» Given request: Give again, exactly as written, the lines of the records below from the line with "Output the Python" to the line with "bg.spines[side].set_linewidth(1.2)". Both end lines count; pictures do not.

» Extracted entries:

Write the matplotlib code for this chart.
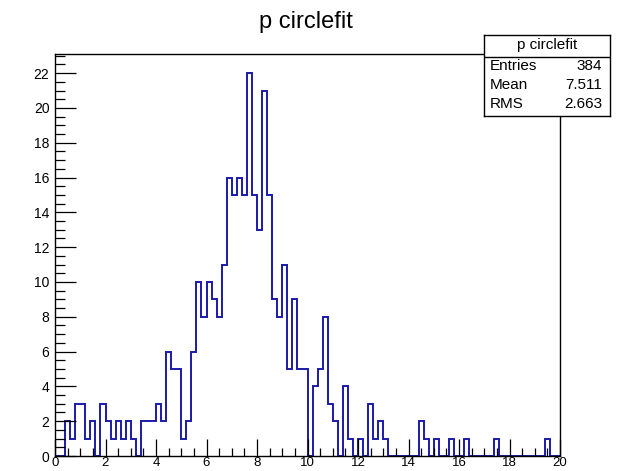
import numpy as np
import matplotlib
matplotlib.use("Agg")
import matplotlib.pyplot as plt
from matplotlib.ticker import MultipleLocator

plt.rcParams['font.family'] = ['Liberation Sans', 'DejaVu Sans']

# histogram p circlefit, 100 bins from 0 to 20
bin_edges = np.linspace(0, 20, 101)
counts = [0, 0, 2, 1, 3, 3, 1, 2, 0, 3,
          2, 1, 2, 1, 2, 1, 0, 2, 2, 2,
          3, 2, 6, 5, 5, 1, 2, 6, 10, 8,
          10, 9, 8, 11, 16, 15, 16, 15, 22, 15,
          13, 21, 15, 9, 8, 11, 5, 9, 5, 5,
          0, 4, 5, 8, 3, 2, 0, 4, 1, 0,
          1, 0, 3, 1, 2, 1, 0, 0, 0, 0,
          0, 0, 2, 1, 0, 1, 0, 0, 1, 0,
          0, 1, 0, 0, 0, 0, 0, 1, 0, 0,
          0, 0, 0, 0, 0, 0, 0, 1, 0, 0]

title = "p circlefit"
stat_names = ["Entries", "Mean", "RMS"]
stat_values = ["384", "7.511", "2.663"]

W, H = 619, 471
fig = plt.figure(figsize=(W / 100, H / 100), dpi=100)
ax = fig.add_axes([55 / W, 1 - 456 / H, 505 / W, 402 / H])

ax.stairs(counts, bin_edges, color="#1a1aa8", linewidth=1.4)
ax.set_xlim(0, 20)
ax.set_ylim(0, 1.05 * max(counts))

ax.xaxis.set_major_locator(MultipleLocator(2))
ax.xaxis.set_minor_locator(MultipleLocator(0.5))
ax.yaxis.set_major_locator(MultipleLocator(2))
ax.yaxis.set_minor_locator(MultipleLocator(0.5))
ax.tick_params(axis="both", which="both", direction="in", top=False, right=False,
               width=0.9, colors="black")
ax.tick_params(axis="x", which="major", length=12, pad=0.5, labelsize=9.5)
ax.tick_params(axis="x", which="minor", length=6)
ax.tick_params(axis="y", which="major", length=15, pad=4, labelsize=10)
ax.tick_params(axis="y", which="minor", length=7.5)
for sp in ax.spines.values():
    sp.set_linewidth(1.0)

fig.text(305.5 / W, 1 - 22 / H, title, ha="center", va="center", fontsize=17)

# stats box
sb = fig.add_axes([484 / W, 1 - 116 / H, 126 / W, 81 / H])
sb.set_xlim(0, 126)
sb.set_ylim(81, 0)
sb.set_xticks([])
sb.set_yticks([])
sb.set_facecolor("white")
for sp in sb.spines.values():
    sp.set_linewidth(1.0)
sb.axhline(21.5, color="black", linewidth=1.0)
sb.text(63, 10.5, title, ha="center", va="center", fontsize=11)
for i in range(len(stat_names)):
    y = 31 + i * 19
    sb.text(6, y, stat_names[i], ha="left", va="center", fontsize=11)
    sb.text(118, y, stat_values[i], ha="right", va="center", fontsize=11)

fig.savefig("out.png", dpi=100)
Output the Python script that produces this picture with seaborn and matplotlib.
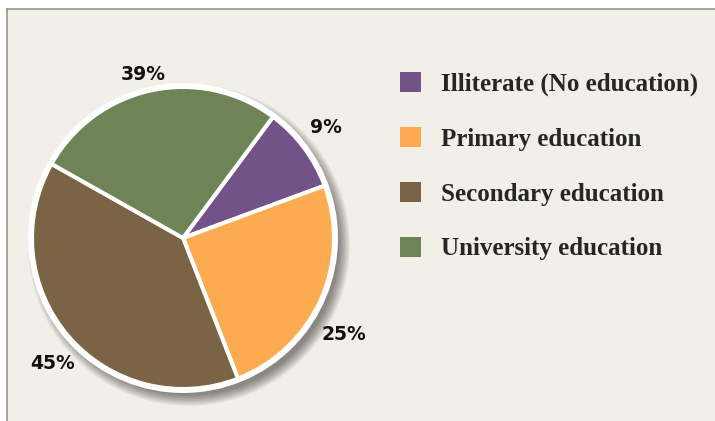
import numpy as np
import matplotlib
matplotlib.use('Agg')
import matplotlib.pyplot as plt
from matplotlib.patches import Patch, Circle
import seaborn as sns

# ======================
# DATA
# ======================
categories = ['Illiterate (No education)', 'Primary education',
              'Secondary education', 'University education']
# wedge sizes as drawn in the picture (share of the circle, %)
wedge_sizes = [9.2, 24.7, 39.1, 27.0]
# labels as printed on the chart
pct_labels = ['9%', '25%', '45%', '39%']
colors = ['#735387', '#fdab50', '#7a6445', '#6f8456']

# ======================
# STYLE
# ======================
sns.set_theme(style='white')
plt.rcParams['font.family'] = ['DejaVu Sans']
palette = sns.color_palette(colors)
bg_color = '#f2eee8'

fig = plt.figure(figsize=(7.15, 4.21), dpi=100)
fig.patch.set_facecolor('white')

# panel with a thin frame on the left and top
bg = fig.add_axes([7 / 715, 0, 708 / 715, 412 / 421])
bg.set_facecolor(bg_color)
bg.set_xticks([])
bg.set_yticks([])
for side in ['right', 'bottom']:
    bg.spines[side].set_visible(False)
for side in ['left', 'top']:
    bg.spines[side].set_color('#9c958d')
    bg.spines[side].set_linewidth(1.2)

# pie axes in pixel-like units
ax = fig.add_axes([0, 0, 1, 1])
ax.patch.set_alpha(0)
cx, cy, r = 183, 183, 151

# soft drop shadow
for i in range(12):
    ax.add_patch(Circle((cx + 6, cy - 7), r + 10 - i, color='black',
                        alpha=0.045, lw=0, zorder=0))
ax.add_patch(Circle((cx, cy), r + 4, color='white', lw=0, zorder=1))

wedges, texts = ax.pie(
    wedge_sizes, labels=pct_labels, colors=palette, startangle=53.4,
    counterclock=False, center=(cx, cy), radius=r, labeldistance=1.17,
    wedgeprops=dict(edgecolor='white', linewidth=2.9, zorder=2),
    textprops=dict(ha='center', va='center', fontsize=13.5,
                   fontweight='bold', color='#111111'))

# small hand nudges so the labels sit where the original puts them
nudges = [(2, 5), (0, -24), (3, -10), (-3, -9)]
for t, (dx, dy) in zip(texts, nudges):
    x, y = t.get_position()
    t.set_position((x + dx, y + dy))

ax.set_xlim(0, 715)
ax.set_ylim(0, 421)
ax.axis('off')

# legend
handles = [Patch(facecolor=c, edgecolor='none') for c in palette]
fig.legend(handles, categories, loc='upper left',
           bbox_to_anchor=(400 / 715, 1 - 72 / 421), frameon=False,
           borderpad=0, borderaxespad=0, handlelength=0.84,
           handleheight=0.84, handletextpad=0.8, labelspacing=1.25,
           prop=dict(family='Liberation Serif', weight='bold', size=18))

plt.savefig('out.png', dpi=100, facecolor=fig.get_facecolor())
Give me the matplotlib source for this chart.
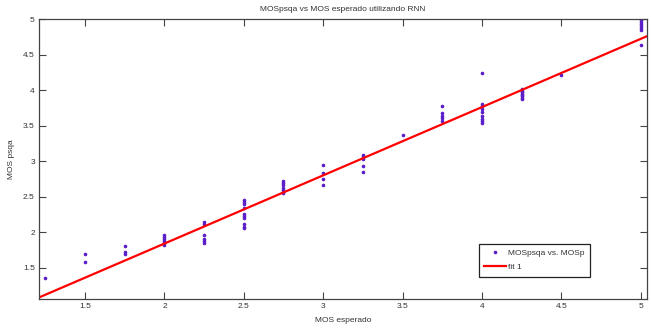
import matplotlib
matplotlib.use("Agg")
import matplotlib.pyplot as plt
import numpy as np

plt.rcParams['font.family'] = ['Liberation Sans', 'DejaVu Sans']

# MOS esperado (x) values per group and MOSpsqa measurements
x_125 = [1.25]; y_125 = [1.35]
x_150 = [1.5] * 2; y_150 = [1.69, 1.58]
x_175 = [1.75] * 3; y_175 = [1.80, 1.72, 1.70]
x_200 = [2.0] * 6; y_200 = [1.96, 1.93, 1.91, 1.88, 1.85, 1.82]
x_225 = [2.25] * 6; y_225 = [2.14, 2.11, 1.96, 1.91, 1.87, 1.85]
x_250 = [2.5] * 10; y_250 = [2.46, 2.42, 2.40, 2.34, 2.26, 2.23, 2.20, 2.11, 2.08, 2.06]
x_275 = [2.75] * 7; y_275 = [2.72, 2.69, 2.66, 2.62, 2.59, 2.57, 2.55]
x_300 = [3.0] * 4; y_300 = [2.94, 2.83, 2.75, 2.67]
x_325 = [3.25] * 5; y_325 = [3.09, 3.06, 3.03, 2.93, 2.85]
x_350 = [3.5]; y_350 = [3.37]
x_375 = [3.75] * 5; y_375 = [3.77, 3.68, 3.64, 3.60, 3.57]
x_400 = [4.0] * 9; y_400 = [4.24, 3.81, 3.77, 3.73, 3.69, 3.63, 3.59, 3.56, 3.53]
x_425 = [4.25] * 8; y_425 = [4.02, 3.99, 3.97, 3.95, 3.93, 3.91, 3.89, 3.87]
x_450 = [4.5]; y_450 = [4.21]
x_500 = [5.0] * 7; y_500 = [4.99, 4.96, 4.93, 4.90, 4.87, 4.84, 4.64]

mos_esperado = np.array(x_125 + x_150 + x_175 + x_200 + x_225 + x_250 + x_275 + x_300
                        + x_325 + x_350 + x_375 + x_400 + x_425 + x_450 + x_500)
mos_psqa = np.array(y_125 + y_150 + y_175 + y_200 + y_225 + y_250 + y_275 + y_300
                    + y_325 + y_350 + y_375 + y_400 + y_425 + y_450 + y_500)

# linear fit coefficients (fit 1)
fit_p1 = 0.96
fit_p2 = -0.08

xticks = [1.5, 2, 2.5, 3, 3.5, 4, 4.5, 5]
yticks = [1.5, 2, 2.5, 3, 3.5, 4, 4.5, 5]
xlim = (1.21, 5.04)
ylim = (1.06, 5.0)

FS = 6.0

fig = plt.figure(figsize=(6.51, 3.28), dpi=100)
ax = fig.add_axes([39/651, 1 - 299/328, (647-39)/651, (299-19)/328])

ax.plot(mos_esperado, mos_psqa, linestyle='none', marker='.', markersize=3.2,
        color='#5b1fc9', label='MOSpsqa vs. MOSp')
xf = np.linspace(xlim[0], xlim[1], 50)
ax.plot(xf, fit_p1 * xf + fit_p2, color='#ff0000', linewidth=1.6, label='fit 1')

ax.set_xlim(*xlim)
ax.set_ylim(*ylim)
ax.set_xticks(xticks)
ax.set_yticks(yticks)
ax.set_xticklabels([f"{t:g}" for t in xticks])
ax.set_yticklabels([f"{t:g}" for t in yticks])
ax.tick_params(direction='in', length=5, width=0.8, colors='#444444',
               labelsize=FS, top=True, right=True, pad=3, labelcolor='#333333')
for s in ax.spines.values():
    s.set_color('#444444')
    s.set_linewidth(0.9)

ax.set_title('MOSpsqa vs MOS esperado utilizando RNN', fontsize=FS, color='#333333', pad=6)
ax.set_xlabel('MOS esperado', fontsize=FS, color='#333333', labelpad=5)
ax.set_ylabel('MOS psqa', fontsize=FS, color='#333333', labelpad=6)

leg = ax.legend(loc='upper left', bbox_to_anchor=(479/651, 1 - 244/328),
                bbox_transform=fig.transFigure, fontsize=FS, fancybox=False,
                edgecolor='#222222', framealpha=1, handlelength=2.6, borderpad=0.65,
                labelspacing=0.75, handletextpad=0.2, borderaxespad=0)
leg.get_frame().set_linewidth(0.9)
for t in leg.get_texts():
    t.set_color('#333333')

fig.savefig('out.png', dpi=100)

» Solution:
Output the Python script that produces this picture with seaborn and matplotlib.
import numpy as np
import matplotlib
matplotlib.use('Agg')
import matplotlib.pyplot as plt
from matplotlib.patches import Patch, Circle
import seaborn as sns

# ======================
# DATA
# ======================
categories = ['Illiterate (No education)', 'Primary education',
              'Secondary education', 'University education']
# wedge sizes as drawn in the picture (share of the circle, %)
wedge_sizes = [9.2, 24.7, 39.1, 27.0]
# labels as printed on the chart
pct_labels = ['9%', '25%', '45%', '39%']
colors = ['#735387', '#fdab50', '#7a6445', '#6f8456']

# ======================
# STYLE
# ======================
sns.set_theme(style='white')
plt.rcParams['font.family'] = ['DejaVu Sans']
palette = sns.color_palette(colors)
bg_color = '#f2eee8'

fig = plt.figure(figsize=(7.15, 4.21), dpi=100)
fig.patch.set_facecolor('white')

# panel with a thin frame on the left and top
bg = fig.add_axes([7 / 715, 0, 708 / 715, 412 / 421])
bg.set_facecolor(bg_color)
bg.set_xticks([])
bg.set_yticks([])
for side in ['right', 'bottom']:
    bg.spines[side].set_visible(False)
for side in ['left', 'top']:
    bg.spines[side].set_color('#9c958d')
    bg.spines[side].set_linewidth(1.2)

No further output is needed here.